The Washington Monument and Grounds Historic District is locally and nationally significant for its historical and archeological importance in the D.C. landscape.

Constructed in two phases between 1848 and 1885, the Washington Monument stands as a memorial to America’s first president: George Washington. The surrounding historic district is located in the center of the National Mall, bounded by Constitution Avenue on the north; 14th Street, Raoul Wallenberg Place (15th Street), and Independence Avenue on the east; the Tidal Basin on the south; and 17th Street on the west.

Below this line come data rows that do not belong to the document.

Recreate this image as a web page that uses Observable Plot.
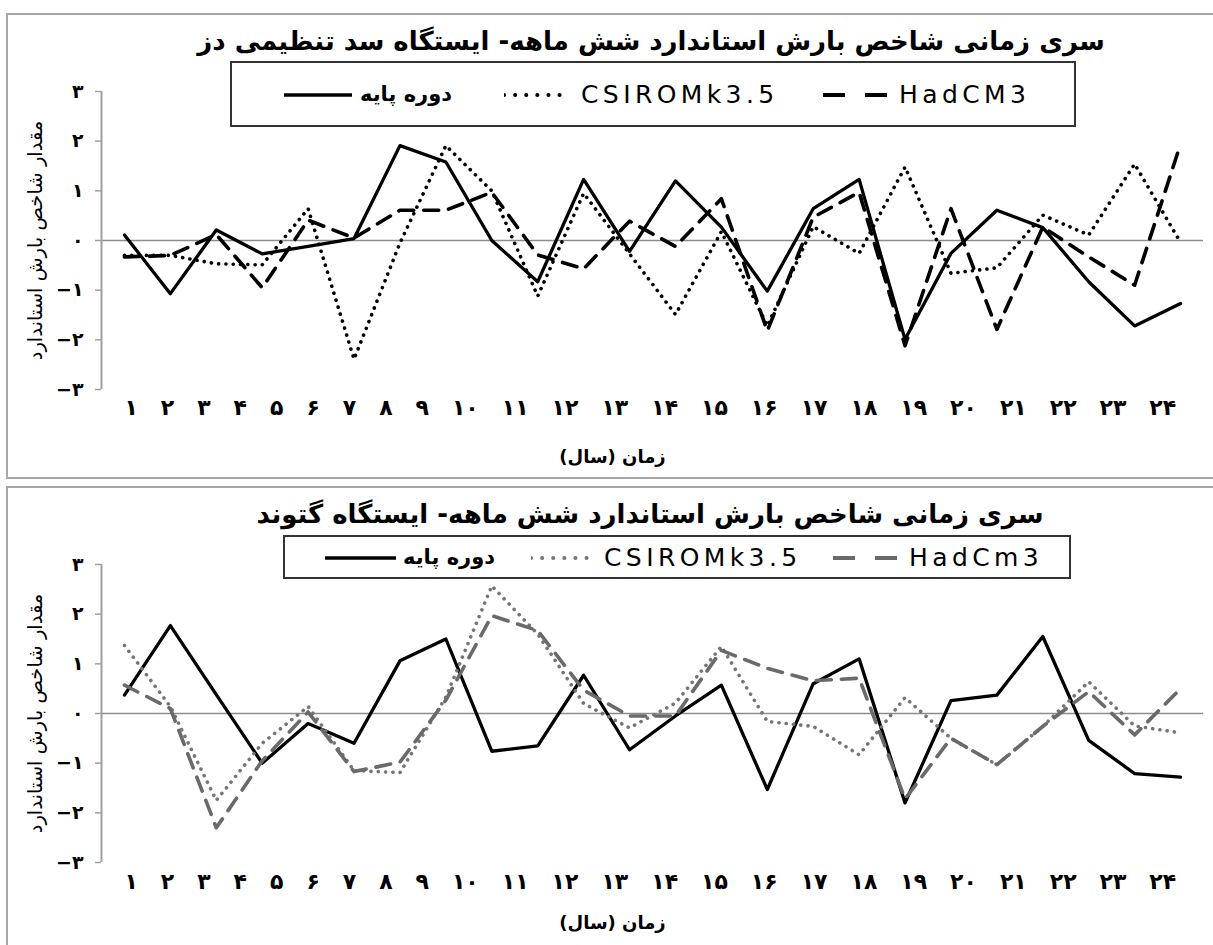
<!DOCTYPE html>
<html>
<head>
<meta charset="utf-8">
<script src="https://cdn.jsdelivr.net/npm/d3@7"></script>
<script src="https://cdn.jsdelivr.net/npm/@observablehq/plot@0.6"></script>
<style>
  body { margin: 0; background: #fff; font-family: "DejaVu Sans", sans-serif; }
  #page { position: relative; width: 1213px; height: 945px; overflow: hidden; background: #fff; }
  .panel { position: absolute; left: 6px; width: 1230px; border: 2px solid #a8a8a8; box-sizing: border-box; }
  .title { position: absolute; left: 0; width: 1300px; text-align: center; font-weight: bold; font-size: 26px; line-height: 30px; direction: rtl; white-space: nowrap; color: #000; }
  .legend { position: absolute; border: 2px solid #333; box-sizing: border-box; background: #fff; }
  .legend .lbl { position: absolute; top: 50%; transform: translateY(-50%); white-space: nowrap; color: #000; }
  .legend .lat { font-family: "DejaVu Sans", sans-serif; font-size: 25px; letter-spacing: 4.4px; }
  .legend .fa { font-family: "DejaVu Sans", sans-serif; font-size: 21px; font-weight: bold; direction: rtl; }
  .plotwrap { position: absolute; left: 0; }
</style>
</head>
<body>
<div id="page">
  <div class="panel" style="top:13px;height:466px"></div>
  <div class="panel" style="top:486px;height:480px"></div>
</div>
<script>
// ---------- data ----------
const years = [1,2,3,4,5,6,7,8,9,10,11,12,13,14,15,16,17,18,19,20,21,22,23,24];
const xTickLabels = ["۱","۲","۳","۴","۵","۶","۷","۸","۹","۱۰","۱۱","۱۲","۱۳","۱۴","۱۵","۱۶","۱۷","۱۸","۱۹","۲۰","۲۱","۲۲","۲۳","۲۴"];
const yTicks = [-3,-2,-1,0,1,2,3];
const yTickLabels = ["−۳","−۲","−۱","۰","۱","۲","۳"];

// Station 1: سد تنظیمی دز
const dezTitle = "سری زمانی شاخص بارش استاندارد شش ماهه- ایستگاه سد تنظیمی دز";
const dezSeriesNames = ["دوره پایه", "CSIROMk3.5", "HadCM3"];
const dezBase  = [0.11,-1.07,0.21,-0.27,-0.12,0.04,1.91,1.58,0.00,-0.83,1.23,-0.22,1.20,0.27,-1.02,0.64,1.23,-1.99,-0.26,0.61,0.26,-0.83,-1.72,-1.27];
const dezCsiro = [-0.30,-0.30,-0.47,-0.49,0.64,-2.39,-0.05,1.91,1.00,-1.12,0.95,-0.27,-1.49,0.18,-1.72,0.28,-0.26,1.48,-0.66,-0.55,0.51,0.11,1.54,-0.04];
const dezHad   = [-0.33,-0.30,0.12,-0.95,0.41,0.05,0.61,0.61,0.97,-0.29,-0.57,0.39,-0.12,0.84,-1.82,0.47,0.97,-2.12,0.64,-1.79,0.27,-0.33,-0.90,1.94];

// Station 2: گتوند
const gotTitle = "سری زمانی شاخص بارش استاندارد شش ماهه- ایستگاه گتوند";
const gotSeriesNames = ["دوره پایه", "CSIROMk3.5", "HadCm3"];
const gotBase  = [0.37,1.77,0.38,-1.00,-0.20,-0.60,1.06,1.50,-0.76,-0.65,0.77,-0.73,-0.05,0.57,-1.53,0.60,1.10,-1.80,0.26,0.37,1.55,-0.54,-1.21,-1.28];
const gotCsiro = [1.37,0.14,-1.75,-0.60,0.14,-1.15,-1.19,0.33,2.57,1.60,0.20,-0.29,0.21,1.35,-0.16,-0.26,-0.83,0.32,-0.50,-1.03,-0.26,0.64,-0.25,-0.39];
const gotHad   = [0.57,0.10,-2.30,-0.95,0.03,-1.17,-0.98,0.27,1.97,1.67,0.47,-0.05,-0.05,1.27,0.91,0.66,0.71,-1.72,-0.50,-1.03,-0.26,0.44,-0.43,0.50];

const yLabel = "مقدار شاخص بارش استاندارد";
const xLabel = "زمان (سال)\u200F";

// ---------- helpers ----------
const page = document.getElementById("page");
const rows = vals => years.map((yr, i) => ({year: yr, value: vals[i]}));
const xDomain = [0.5, 24.5];
const xTickString = xTickLabels.join(" ");

function makePanel(cfg) {
  // title
  const t = document.createElement("div");
  t.className = "title";
  t.style.left = (cfg.titleCx - 650) + "px";
  t.style.top = cfg.titleTop + "px";
  t.textContent = cfg.title;
  page.appendChild(t);

  // plot
  const s = cfg.styles;
  const plot = Plot.plot({
    width: 1213,
    height: cfg.height,
    marginLeft: 101,
    marginRight: 10,
    marginTop: cfg.mTop,
    marginBottom: cfg.mBottom,
    style: {background: "transparent", fontFamily: "DejaVu Sans", color: "#000"},
    x: {domain: xDomain, axis: null},
    y: {domain: [-3, 3], axis: null},
    marks: [
      Plot.ruleY([0], {stroke: "#8c8c8c", strokeWidth: 1.5}),
      Plot.ruleX([xDomain[0]], {y1: -3, y2: 3, stroke: "#a0a0a0", strokeWidth: 2}),
      Plot.axisY({ticks: yTicks, tickFormat: d => yTickLabels[yTicks.indexOf(d)], tickSize: 6, tickPadding: 12,
                  stroke: "#a0a0a0", strokeWidth: 1.5, fontSize: 19, fontWeight: "bold", label: null}),
      Plot.line(rows(cfg.base), {x: "year", y: "value", ...s.base}),
      Plot.line(rows(cfg.csiro), {x: "year", y: "value", ...s.csiro}),
      Plot.line(rows(cfg.had), {x: "year", y: "value", ...s.had}),
      Plot.text([xTickString], {x: () => years[0], frameAnchor: "bottom", text: d => d,
                  textAnchor: "start", dy: cfg.tickDy, fontSize: 22, fontWeight: "bold"}),
      Plot.text([xLabel], {frameAnchor: "bottom", text: d => d, textAnchor: "middle", dx: -40, dy: cfg.xLabelDy, fontSize: 18, fontWeight: "bold"}),
      Plot.text([yLabel], {frameAnchor: "left", text: d => d, textAnchor: "middle", rotate: -90, dx: -66, fontSize: 19.5})
    ]
  });
  // x tick labels are typeset as one spaced run, as in the reference
  d3.select(plot).selectAll("text").filter(function() { return this.textContent === xTickString; })
    .style("word-spacing", "15.3px");
  const wrap = document.createElement("div");
  wrap.className = "plotwrap";
  wrap.style.top = cfg.svgTop + "px";
  wrap.appendChild(plot);
  page.appendChild(wrap);

  // legend
  const b = cfg.legend;
  const lg = document.createElement("div");
  lg.className = "legend";
  Object.assign(lg.style, {left: b.left + "px", top: b.top + "px", width: b.width + "px", height: b.height + "px"});
  const keys = ["base", "csiro", "had"];
  keys.forEach((k, i) => {
    const e = b.items[i];
    const st = s[k];
    const svg = d3.create("svg").attr("width", e.sw).attr("height", b.height - 4)
      .style("position", "absolute").style("left", e.sx + "px").style("top", "0px");
    svg.append("line").attr("x1", 0).attr("x2", e.sw).attr("y1", (b.height - 4) / 2 + 1).attr("y2", (b.height - 4) / 2 + 1)
      .attr("stroke", st.stroke).attr("stroke-width", k === "base" ? 3.4 : 4)
      .attr("stroke-dasharray", k === "base" ? null : (k === "csiro" ? "0.1 11" : "22 20"))
      .attr("stroke-linecap", k === "csiro" ? "round" : "butt");
    lg.appendChild(svg.node());
    const sp = document.createElement("span");
    sp.className = "lbl " + (i === 0 ? "fa" : "lat");
    sp.style.left = e.tx + "px";
    sp.textContent = cfg.names[i];
    lg.appendChild(sp);
  });
  page.appendChild(lg);
}

const topStyles = {
  base:  {stroke: "#000", strokeWidth: 3.3},
  csiro: {stroke: "#000", strokeWidth: 3.6, strokeDasharray: "0.1 7.2", strokeLinecap: "round"},
  had:   {stroke: "#000", strokeWidth: 3.6, strokeDasharray: "15 10"}
};
const botStyles = {
  base:  {stroke: "#000", strokeWidth: 3.3},
  csiro: {stroke: "#767676", strokeWidth: 3.6, strokeDasharray: "0.1 7.2", strokeLinecap: "round"},
  had:   {stroke: "#6a6a6a", strokeWidth: 3.6, strokeDasharray: "15 10"}
};

makePanel({
  title: dezTitle, names: dezSeriesNames, base: dezBase, csiro: dezCsiro, had: dezHad, styles: topStyles,
  titleCx: 651, titleTop: 26,
  svgTop: 0, height: 478, mTop: 91, mBottom: 89, tickDy: 25, xLabelDy: 73,
  legend: {left: 230, top: 61, width: 846, height: 66,
    items: [{sx: 52, sw: 68, tx: 128}, {sx: 272, sw: 66, tx: 349}, {sx: 591, sw: 66, tx: 667}]}
});
makePanel({
  title: gotTitle, names: gotSeriesNames, base: gotBase, csiro: gotCsiro, had: gotHad, styles: botStyles,
  titleCx: 650, titleTop: 499,
  svgTop: 474, height: 471, mTop: 90, mBottom: 83, tickDy: 26, xLabelDy: 66,
  legend: {left: 283, top: 535, width: 788, height: 44,
    items: [{sx: 40, sw: 71, tx: 118}, {sx: 246, sw: 64, tx: 319}, {sx: 548, sw: 66, tx: 624}]}
});
</script>
</body>
</html>
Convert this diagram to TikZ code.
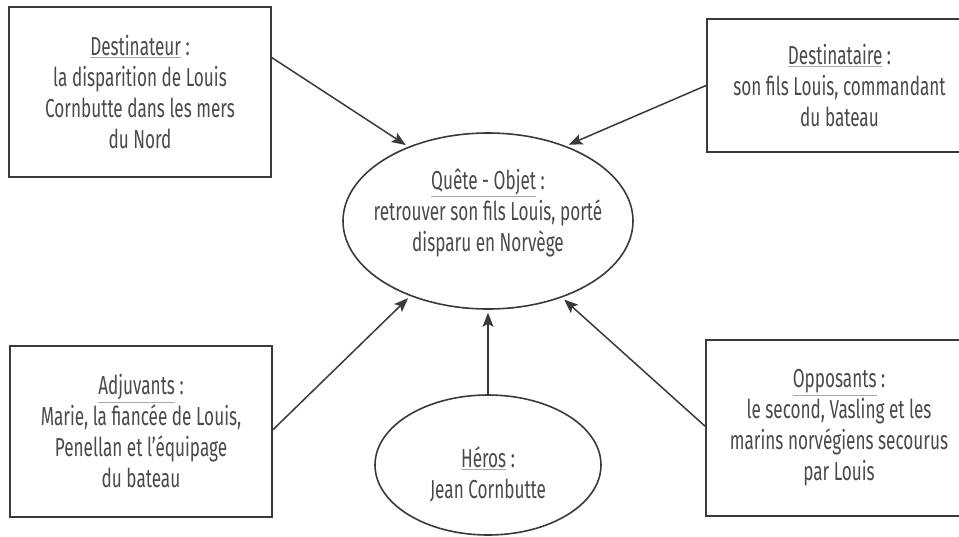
\documentclass[tikz,border=0pt]{standalone}
\usepackage{fontspec}
\setmainfont[FakeStretch=0.66]{Fira Sans}
\usetikzlibrary{arrows.meta,shapes.geometric,calc}
\definecolor{txt}{HTML}{4A4A4A}
\definecolor{ln}{HTML}{3A3A3A}
\definecolor{ulc}{HTML}{A8A8A8}
\newcommand\ulword[1]{\textcolor{ulc}{\underline{\textcolor{txt}{#1}}}}
\tikzset{
  box/.style={draw=ln, line width=1.8pt, rectangle, align=center, text=txt,
    font=\fontsize{26}{31}\selectfont, inner sep=0pt},
  oval/.style={draw=ln, line width=1.6pt, ellipse, inner sep=0pt},
  lbl/.style={align=center, text=txt, font=\fontsize{26}{31}\selectfont, inner sep=0pt},
  arr/.style={draw=ln, line width=1.5pt, -{Stealth[length=14pt,width=11pt,inset=3pt]}, shorten >=3pt}
}
\begin{document}
\begin{tikzpicture}[x=1pt,y=-1pt]
\useasboundingbox (0,0) rectangle (959,536);
\clip (0,0) rectangle (959,536);
\fill[white] (0,0) rectangle (959,536);
\node[box, minimum width=262pt, minimum height=170pt] (dest) at (140,92)
  {\ulword{Destinateur} :\\la disparition de Louis\\Cornbutte dans les mers\\du Nord};
\node[box, minimum width=265pt, minimum height=133pt] (destin) at (839.5,85.5)
  {\ulword{Destinataire} :\\son fils Louis, commandant\\du bateau};
\node[box, minimum width=262pt, minimum height=171pt] (adj) at (141,431.5)
  {\ulword{Adjuvants} :\\Marie, la fiancée de Louis,\\Penellan et l’équipage\\du bateau};
\node[box, minimum width=266pt, minimum height=176pt] (opp) at (839,428)
  {\ulword{Opposants} :\\le second, Vasling et les\\marins norvégiens secourus\\par Louis};
\node[oval, minimum width=290pt, minimum height=176pt] (quete) at (488,221) {};
\node[lbl] (qtxt) at (488,213) {\ulword{Quête - Objet} :\\retrouver son fils Louis, porté\\disparu en Norvège};
\node[oval, minimum width=226pt, minimum height=140pt] (heros) at (488,465) {};
\node[lbl] (htxt) at (488,474) {\ulword{Héros} :\\Jean Cornbutte};
\draw[arr] ($(dest.north east)!0.3!(dest.south east)$) -- (quete.137.6);
\draw[arr] ($(destin.north west)!0.5!(destin.south west)$) -- (quete.44.6);
\draw[arr] ($(adj.north east)!0.49!(adj.south east)$) -- (quete.224.3);
\draw[arr] ($(opp.north west)!0.49!(opp.south west)$) -- (quete.314.3);
\draw[arr] (heros.north) -- (quete.south);
\end{tikzpicture}
\end{document}
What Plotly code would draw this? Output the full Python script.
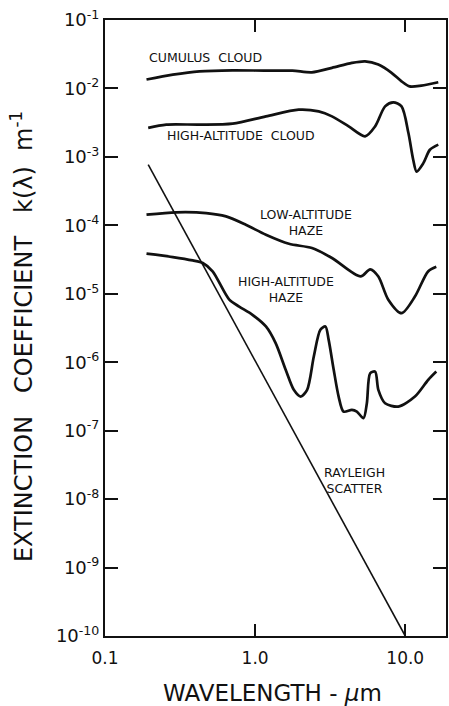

The surrounding grounds include the grassy knoll created in the 1880s to cover the monument’s foundation, a network of pedestrian walkways, and D.C.’s world-famous cherry blossom trees. Additional structures within the historic district include the Survey Lodge and Monument Lodge, two one-story buildings constructed with the same granite and marble as the Washington Monument. These structures served visitors, operated as archival space, and functioned as an office upon the monument’s opening in 1888.

Separate contributing structures and objects include: the Jefferson Pier Marker, Bullfinch Gateposts, Washington Globe streetlights, the Elevation Obelisk, Independence Avenue Corridor, German-American Friendship Garden, cobblestone gutters, and the Sylvan Theater.

Today, the Washington Monument and its surrounding grounds remain a popular tourist attraction, as well as a site of festivals and protests, with a wealth of history that stretches from the 1790s into the Civil Rights movement of the 1960s.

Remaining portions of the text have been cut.